One of the mediums of art she focused on was photography. Some of her most memorable projects were photographing empty parking lots at night, long exposures, and groups of girls in bathrooms at parties.

A few years after graduating Stanford, she went to graduate school at the University of London. There she mastered in African Studies.

At the University of London she got “A lot of perspective on the world, and how big it is, and what a small part of it I am, and how it’s complicated.” Her study of post-colonial African history was “really interesting to me, because it wasn’t U.S. centered.”

After the University of London, Brooks’ final school was the Maryland Institute College of Art (MICA).

At Stanford she met her husband Abbas Jaffer. They became close through the punk-rock scene in the Bay Area.

One of her favorite things to do on weekends is to go to Golden Gate Park with her family. Her son, Jomy, is really into ducks right now. “He’s two, so he kind of enjoys everything,” Brooks fondly reflected.
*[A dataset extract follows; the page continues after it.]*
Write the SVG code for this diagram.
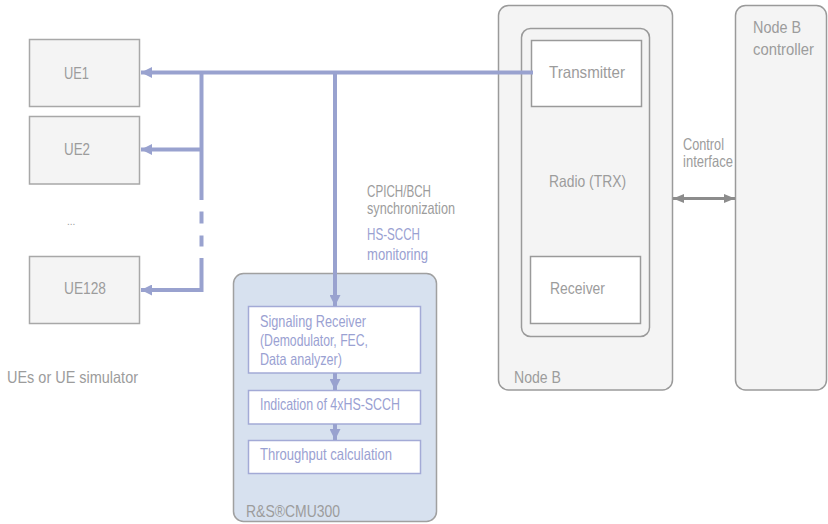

Brooks loves reading science fiction. She just finished Blackfish City: A Novel by Sam Miller. “It’s literary enough that the prose is beautiful, but also there is kind of an experimental world in the future, and those are always fun for me to read.”

Additional Thoughts:

Cortez:

“Technicality is important, but more important than technicality is getting students to think outside of the box, and to think of what they are you saying with the thing they are making. You can just make a chair, but you can say so many things with the chair… [The other part of making] is that basically failing is just what is going to happen, and you are going to be learning from that. So if something doesn’t turn around first or second try, it doesn’t mean it is never going to turn around.”

Brooks:

“Something that was a great relief to me when I started working here was that I could stop seeing myself as the sum of prizes that I have won [related to my career as an artist] and I could relax and do the work. That’s something I really like about working here. It feels like it doesn’t really matter — I mean I think that, yeah, my background does inform who I am in the classroom and who I am to my students and how I relate to them. But that’s all it is… It’s just stuff that is in the past. It’s kind of boring. Maybe I’m just in a time right now where I am excited about a lot of new possibilities. I feel like I am really excited about the work I am doing here in shaping classes and connecting with students, and the stuff that I did before feels like something from before.”